WORK INSTRUCTIONS
Carry none of the pictures over; write out the complete data exactly.

INFORMATION SHOWN
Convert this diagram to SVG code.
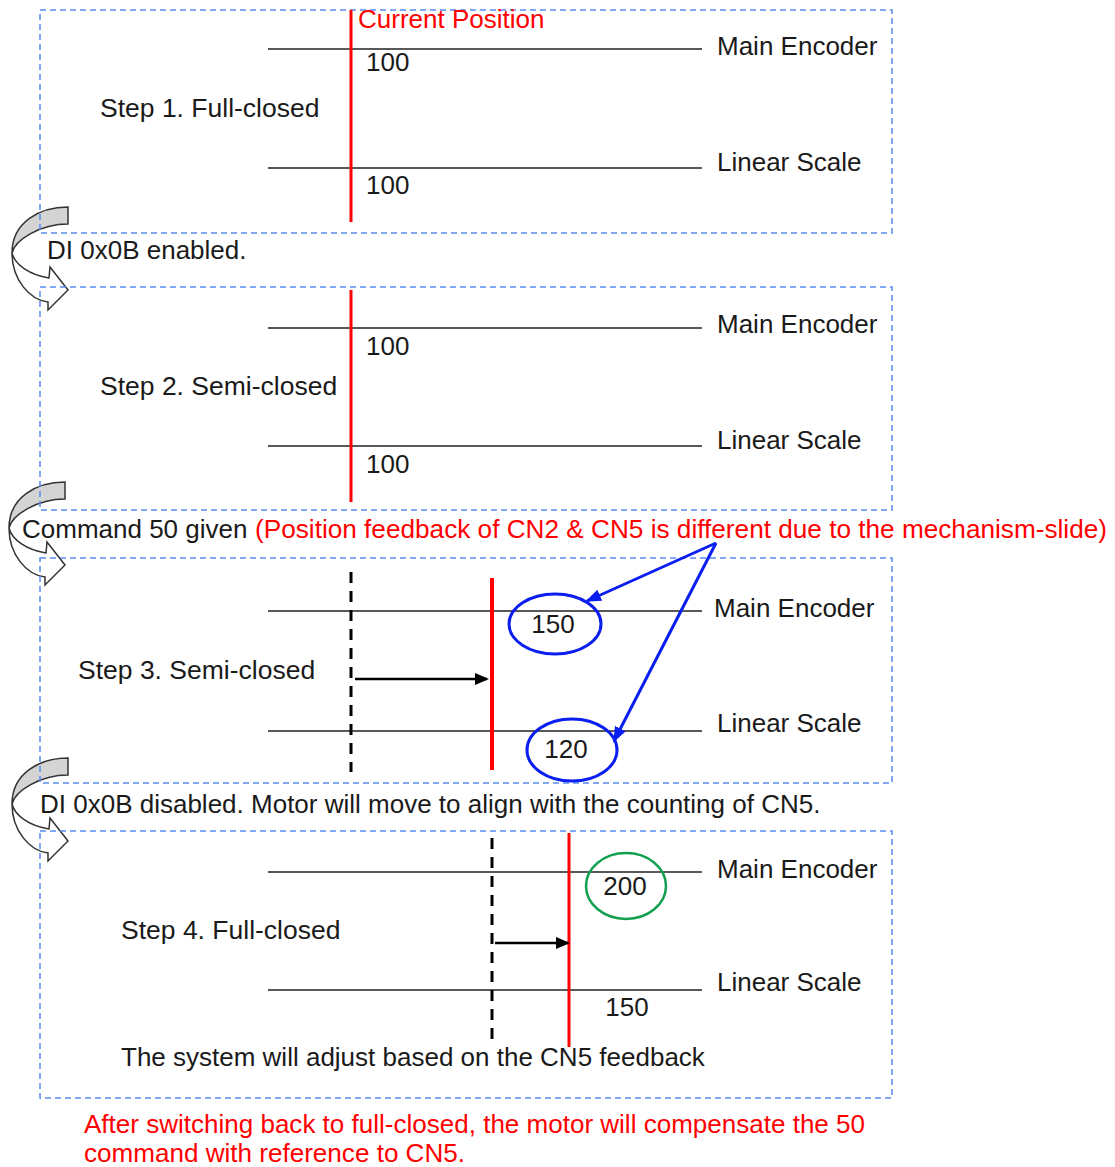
<svg xmlns="http://www.w3.org/2000/svg" width="1115" height="1167" viewBox="0 0 1115 1167">
<style>
text{font-family:"Liberation Sans",Arial,sans-serif;font-size:26px;fill:#1a1a1a}
.st{font-size:26.5px}
.red{fill:#ff0000}
.box{fill:none;stroke:#5b8cf0;stroke-width:1.5;stroke-dasharray:6 4}
.hl{stroke:#222;stroke-width:1.6}
.rl{stroke:#ff0000;stroke-width:3}
.rl4{stroke:#ff0000;stroke-width:4}
.dl{stroke:#000;stroke-width:3;stroke-dasharray:11 8}
.ar{stroke:#000;stroke-width:2.5;marker-end:url(#ah)}
.bar{stroke:#0a1ef0;stroke-width:3;marker-end:url(#bh)}
.cg{fill:#d4d4d4;stroke:#333;stroke-width:1.5}
.cw{fill:#fff;stroke:#333;stroke-width:1.5}
</style>
<defs>
<marker id="ah" markerWidth="14" markerHeight="12" refX="12" refY="6" orient="auto" markerUnits="userSpaceOnUse"><path d="M0,0 L14,6 L0,12 Z" fill="#000"/></marker>
<marker id="bh" markerWidth="16" markerHeight="12" refX="14" refY="6" orient="auto" markerUnits="userSpaceOnUse"><path d="M0,0 L16,6 L0,12 Z" fill="#0a1ef0"/></marker>
<g id="curv">
<path class="cw" d="M0,46 C0,73 18,93 36,95 L36,103 L56,83 L38,60 L37,71 C18,68 3,58 0,46 Z"/>
<path class="cg" d="M56,0 C28,0 0,15 0,46 C3,33 28,17 56,17 Z"/>
</g>
</defs>

<g id="curved-arrows">
<use href="#curv" x="12" y="207"/>
<use href="#curv" x="9" y="482"/>
<use href="#curv" x="12" y="758"/>
</g>

<g id="step1">
<rect class="box" x="40" y="10" width="852" height="223"/>
<line class="hl" x1="268" y1="49" x2="702" y2="49"/>
<line class="hl" x1="268" y1="168" x2="702" y2="168"/>
<line class="rl" x1="351" y1="10" x2="351" y2="222"/>
<text class="red" x="358" y="28">Current Position</text>
<text x="366" y="71">100</text>
<text x="366" y="194">100</text>
<text x="717" y="55">Main Encoder</text>
<text x="717" y="171">Linear Scale</text>
<text class="st" x="100" y="117">Step 1. Full-closed</text>
</g>

<text id="t-enabled" x="47" y="259">DI 0x0B enabled.</text>

<g id="step2">
<rect class="box" x="40" y="287" width="852" height="223"/>
<line class="hl" x1="268" y1="328" x2="702" y2="328"/>
<line class="hl" x1="268" y1="446" x2="702" y2="446"/>
<line class="rl" x1="351" y1="290" x2="351" y2="502"/>
<text x="366" y="355">100</text>
<text x="366" y="473">100</text>
<text x="717" y="333">Main Encoder</text>
<text x="717" y="449">Linear Scale</text>
<text class="st" x="100" y="395">Step 2. Semi-closed</text>
</g>

<g id="t-command">
<text x="22" y="538">Command 50 given</text>
<text class="red" x="255" y="538" textLength="852" lengthAdjust="spacingAndGlyphs">(Position feedback of CN2 &amp; CN5 is different due to the mechanism-slide)</text>
</g>

<g id="step3">
<rect class="box" x="40" y="558" width="852" height="225"/>
<line class="hl" x1="268" y1="611" x2="702" y2="611"/>
<line class="hl" x1="268" y1="731" x2="702" y2="731"/>
<line class="dl" x1="351" y1="572" x2="351" y2="772"/>
<line class="rl4" x1="492" y1="578" x2="492" y2="770"/>
<ellipse cx="555" cy="624" rx="46" ry="30" fill="none" stroke="#0a1ef0" stroke-width="3"/>
<ellipse cx="572" cy="750" rx="45" ry="31" fill="none" stroke="#0a1ef0" stroke-width="3"/>
<text x="553" y="633" text-anchor="middle">150</text>
<text x="566" y="758" text-anchor="middle">120</text>
<text x="714" y="617">Main Encoder</text>
<text x="717" y="732">Linear Scale</text>
<text class="st" x="78" y="679">Step 3. Semi-closed</text>
</g>

<text id="t-disabled" x="40" y="813">DI 0x0B disabled. Motor will move to align with the counting of CN5.</text>

<g id="step4">
<rect class="box" x="40" y="831" width="852" height="267"/>
<line class="hl" x1="268" y1="872" x2="702" y2="872"/>
<line class="hl" x1="268" y1="990" x2="702" y2="990"/>
<line class="dl" x1="492" y1="838" x2="492" y2="1040"/>
<line class="rl" x1="569" y1="833" x2="569" y2="1047"/>
<ellipse cx="626" cy="886" rx="40" ry="33" fill="none" stroke="#12a050" stroke-width="2.5"/>
<text x="625" y="895" text-anchor="middle">200</text>
<text x="627" y="1016" text-anchor="middle">150</text>
<text x="717" y="878">Main Encoder</text>
<text x="717" y="991">Linear Scale</text>
<text class="st" x="121" y="939">Step 4. Full-closed</text>
<text x="121" y="1066">The system will adjust based on the CN5 feedback</text>
</g>

<g id="connectors">
<line class="ar" x1="355" y1="679" x2="487" y2="679"/>
<line class="ar" x1="495" y1="943" x2="568" y2="943"/>
<line class="bar" x1="716" y1="543" x2="587" y2="601"/>
<line class="bar" x1="716" y1="543" x2="614" y2="741"/>
</g>

<g id="note">
<text class="red" x="84" y="1133" textLength="781" lengthAdjust="spacingAndGlyphs">After switching back to full-closed, the motor will compensate the 50</text>
<text class="red" x="84" y="1162" textLength="381" lengthAdjust="spacingAndGlyphs">command with reference to CN5.</text>
</g>
</svg>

RESULT BELOW
Convert this diagram to SVG code.
<svg xmlns="http://www.w3.org/2000/svg" width="1115" height="1167" viewBox="0 0 1115 1167">
<style>
text{font-family:"Liberation Sans",Arial,sans-serif;font-size:26px;fill:#1a1a1a}
.st{font-size:26.5px}
.red{fill:#ff0000}
.box{fill:none;stroke:#5b8cf0;stroke-width:1.5;stroke-dasharray:6 4}
.hl{stroke:#222;stroke-width:1.6}
.rl{stroke:#ff0000;stroke-width:3}
.rl4{stroke:#ff0000;stroke-width:4}
.dl{stroke:#000;stroke-width:3;stroke-dasharray:11 8}
.ar{stroke:#000;stroke-width:2.5;marker-end:url(#ah)}
.bar{stroke:#0a1ef0;stroke-width:3;marker-end:url(#bh)}
.cg{fill:#d4d4d4;stroke:#333;stroke-width:1.5}
.cw{fill:#fff;stroke:#333;stroke-width:1.5}
</style>
<defs>
<marker id="ah" markerWidth="14" markerHeight="12" refX="12" refY="6" orient="auto" markerUnits="userSpaceOnUse"><path d="M0,0 L14,6 L0,12 Z" fill="#000"/></marker>
<marker id="bh" markerWidth="16" markerHeight="12" refX="14" refY="6" orient="auto" markerUnits="userSpaceOnUse"><path d="M0,0 L16,6 L0,12 Z" fill="#0a1ef0"/></marker>
<g id="curv">
<path class="cw" d="M0,46 C0,73 18,93 36,95 L36,103 L56,83 L38,60 L37,71 C18,68 3,58 0,46 Z"/>
<path class="cg" d="M56,0 C28,0 0,15 0,46 C3,33 28,17 56,17 Z"/>
</g>
</defs>

<g id="curved-arrows">
<use href="#curv" x="12" y="207"/>
<use href="#curv" x="9" y="482"/>
<use href="#curv" x="12" y="758"/>
</g>

<g id="step1">
<rect class="box" x="40" y="10" width="852" height="223"/>
<line class="hl" x1="268" y1="49" x2="702" y2="49"/>
<line class="hl" x1="268" y1="168" x2="702" y2="168"/>
<line class="rl" x1="351" y1="10" x2="351" y2="222"/>
<text class="red" x="358" y="28">Current Position</text>
<text x="366" y="71">100</text>
<text x="366" y="194">100</text>
<text x="717" y="55">Main Encoder</text>
<text x="717" y="171">Linear Scale</text>
<text class="st" x="100" y="117">Step 1. Full-closed</text>
</g>

<text id="t-enabled" x="47" y="259">DI 0x0B enabled.</text>

<g id="step2">
<rect class="box" x="40" y="287" width="852" height="223"/>
<line class="hl" x1="268" y1="328" x2="702" y2="328"/>
<line class="hl" x1="268" y1="446" x2="702" y2="446"/>
<line class="rl" x1="351" y1="290" x2="351" y2="502"/>
<text x="366" y="355">100</text>
<text x="366" y="473">100</text>
<text x="717" y="333">Main Encoder</text>
<text x="717" y="449">Linear Scale</text>
<text class="st" x="100" y="395">Step 2. Semi-closed</text>
</g>

<g id="t-command">
<text x="22" y="538">Command 50 given</text>
<text class="red" x="255" y="538" textLength="852" lengthAdjust="spacingAndGlyphs">(Position feedback of CN2 &amp; CN5 is different due to the mechanism-slide)</text>
</g>

<g id="step3">
<rect class="box" x="40" y="558" width="852" height="225"/>
<line class="hl" x1="268" y1="611" x2="702" y2="611"/>
<line class="hl" x1="268" y1="731" x2="702" y2="731"/>
<line class="dl" x1="351" y1="572" x2="351" y2="772"/>
<line class="rl4" x1="492" y1="578" x2="492" y2="770"/>
<ellipse cx="555" cy="624" rx="46" ry="30" fill="none" stroke="#0a1ef0" stroke-width="3"/>
<ellipse cx="572" cy="750" rx="45" ry="31" fill="none" stroke="#0a1ef0" stroke-width="3"/>
<text x="553" y="633" text-anchor="middle">150</text>
<text x="566" y="758" text-anchor="middle">120</text>
<text x="714" y="617">Main Encoder</text>
<text x="717" y="732">Linear Scale</text>
<text class="st" x="78" y="679">Step 3. Semi-closed</text>
</g>

<text id="t-disabled" x="40" y="813">DI 0x0B disabled. Motor will move to align with the counting of CN5.</text>

<g id="step4">
<rect class="box" x="40" y="831" width="852" height="267"/>
<line class="hl" x1="268" y1="872" x2="702" y2="872"/>
<line class="hl" x1="268" y1="990" x2="702" y2="990"/>
<line class="dl" x1="492" y1="838" x2="492" y2="1040"/>
<line class="rl" x1="569" y1="833" x2="569" y2="1047"/>
<ellipse cx="626" cy="886" rx="40" ry="33" fill="none" stroke="#12a050" stroke-width="2.5"/>
<text x="625" y="895" text-anchor="middle">200</text>
<text x="627" y="1016" text-anchor="middle">150</text>
<text x="717" y="878">Main Encoder</text>
<text x="717" y="991">Linear Scale</text>
<text class="st" x="121" y="939">Step 4. Full-closed</text>
<text x="121" y="1066">The system will adjust based on the CN5 feedback</text>
</g>

<g id="connectors">
<line class="ar" x1="355" y1="679" x2="487" y2="679"/>
<line class="ar" x1="495" y1="943" x2="568" y2="943"/>
<line class="bar" x1="716" y1="543" x2="587" y2="601"/>
<line class="bar" x1="716" y1="543" x2="614" y2="741"/>
</g>

<g id="note">
<text class="red" x="84" y="1133" textLength="781" lengthAdjust="spacingAndGlyphs">After switching back to full-closed, the motor will compensate the 50</text>
<text class="red" x="84" y="1162" textLength="381" lengthAdjust="spacingAndGlyphs">command with reference to CN5.</text>
</g>
</svg>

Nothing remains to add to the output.